Andrew Person, former Member of the Montana House of Representatives
Pros: Great resume
Cons: Not known statewide
Chances: Despite an unsuccessful bid for reelection in his Missoula House District, a Democratic source labeled Person (pronounced PEER-son) as the future of the Montana Democrats. He’s young and his resume is impressive: Person is a veteran, a graduate from UM Law School, and has a master’s from Georgetown. Person would be a big underdog, but is clearly a rising star in the party.
Rob Quist, Rancher and Musician
Pros: Well known, supported by Brian Schweitzer
Cons: No political experience
Chances: Unconventional but seems to be a great option for the Democrats. Quist formed the super popular Mission Mountain Wood Band and has been touring around the state as long as we can remember. He looks the part, has bipartisan appeal, and seems to have the support of Brian Schweitzer.

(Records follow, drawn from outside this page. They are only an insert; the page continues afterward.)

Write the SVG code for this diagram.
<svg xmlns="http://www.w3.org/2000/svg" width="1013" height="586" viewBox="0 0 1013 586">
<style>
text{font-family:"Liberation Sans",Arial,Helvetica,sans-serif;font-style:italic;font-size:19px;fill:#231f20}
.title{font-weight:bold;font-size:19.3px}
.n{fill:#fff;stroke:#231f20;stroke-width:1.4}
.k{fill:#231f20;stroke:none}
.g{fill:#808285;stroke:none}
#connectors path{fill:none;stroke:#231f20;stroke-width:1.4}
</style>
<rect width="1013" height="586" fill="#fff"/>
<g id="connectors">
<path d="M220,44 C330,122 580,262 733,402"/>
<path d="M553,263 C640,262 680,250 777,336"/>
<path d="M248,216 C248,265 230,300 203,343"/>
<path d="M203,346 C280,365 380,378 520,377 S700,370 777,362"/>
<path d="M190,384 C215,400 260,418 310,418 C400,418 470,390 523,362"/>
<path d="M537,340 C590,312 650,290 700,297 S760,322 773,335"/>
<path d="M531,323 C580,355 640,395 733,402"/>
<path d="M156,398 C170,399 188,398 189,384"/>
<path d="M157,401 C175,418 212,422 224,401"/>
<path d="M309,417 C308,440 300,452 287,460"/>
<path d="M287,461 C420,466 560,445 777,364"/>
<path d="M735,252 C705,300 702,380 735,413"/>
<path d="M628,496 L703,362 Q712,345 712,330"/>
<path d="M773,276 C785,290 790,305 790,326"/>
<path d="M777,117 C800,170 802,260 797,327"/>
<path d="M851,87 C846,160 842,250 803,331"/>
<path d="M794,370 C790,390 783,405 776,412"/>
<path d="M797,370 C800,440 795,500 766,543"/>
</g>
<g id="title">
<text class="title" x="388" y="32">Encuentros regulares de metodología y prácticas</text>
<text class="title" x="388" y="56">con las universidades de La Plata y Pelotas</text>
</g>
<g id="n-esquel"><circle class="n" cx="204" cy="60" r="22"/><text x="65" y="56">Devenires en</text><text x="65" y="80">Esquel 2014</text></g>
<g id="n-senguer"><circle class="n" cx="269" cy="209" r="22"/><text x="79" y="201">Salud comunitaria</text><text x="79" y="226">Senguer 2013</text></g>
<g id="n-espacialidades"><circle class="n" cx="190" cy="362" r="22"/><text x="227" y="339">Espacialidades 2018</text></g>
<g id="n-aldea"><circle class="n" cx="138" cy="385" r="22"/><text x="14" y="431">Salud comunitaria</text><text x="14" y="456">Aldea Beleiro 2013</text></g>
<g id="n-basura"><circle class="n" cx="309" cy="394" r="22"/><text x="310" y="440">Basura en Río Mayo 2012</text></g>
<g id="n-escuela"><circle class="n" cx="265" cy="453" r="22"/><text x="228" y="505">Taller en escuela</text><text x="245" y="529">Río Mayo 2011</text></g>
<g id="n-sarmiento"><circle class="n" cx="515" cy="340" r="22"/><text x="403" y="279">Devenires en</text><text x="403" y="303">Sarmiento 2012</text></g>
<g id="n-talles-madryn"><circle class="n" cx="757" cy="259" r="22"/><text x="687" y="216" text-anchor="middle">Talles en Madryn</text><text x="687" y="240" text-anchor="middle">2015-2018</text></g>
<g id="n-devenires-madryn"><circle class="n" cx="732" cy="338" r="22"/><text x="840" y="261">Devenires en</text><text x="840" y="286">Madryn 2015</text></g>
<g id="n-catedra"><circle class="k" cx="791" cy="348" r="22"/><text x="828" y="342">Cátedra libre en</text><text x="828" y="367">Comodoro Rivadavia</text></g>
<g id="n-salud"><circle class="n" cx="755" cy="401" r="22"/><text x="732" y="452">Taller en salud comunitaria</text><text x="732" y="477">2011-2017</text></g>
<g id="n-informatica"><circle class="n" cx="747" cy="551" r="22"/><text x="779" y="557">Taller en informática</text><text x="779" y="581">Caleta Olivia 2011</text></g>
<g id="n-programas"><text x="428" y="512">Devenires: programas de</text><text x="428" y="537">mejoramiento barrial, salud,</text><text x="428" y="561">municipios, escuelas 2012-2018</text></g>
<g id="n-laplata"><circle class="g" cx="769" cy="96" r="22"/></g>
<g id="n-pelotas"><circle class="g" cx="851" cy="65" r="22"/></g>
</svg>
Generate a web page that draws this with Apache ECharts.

Casey Schreiner, Member of the Montana House of Representatives
Announced, No longer running
Pros: Former teacher, young
Cons: Low name ID
Chances: A source in the Democratic Party said Schreiner is considering a run. Like Eck, Schreiner would be an underdog but a statewide race would help establish his name around the state. [UPDATE 12/27: Schreiner is running], [UPDATE 1/23: No he’s not]
Brian Schweitzer, former Governor
Pros: Popular, experienced, well connected.
Cons: Has said he doesn’t want to live in D.C., loose lips sink ships (although now maybe that’s a pro?)
Chances: OBVIOUS – If he enters the race, he would be the clear favorite.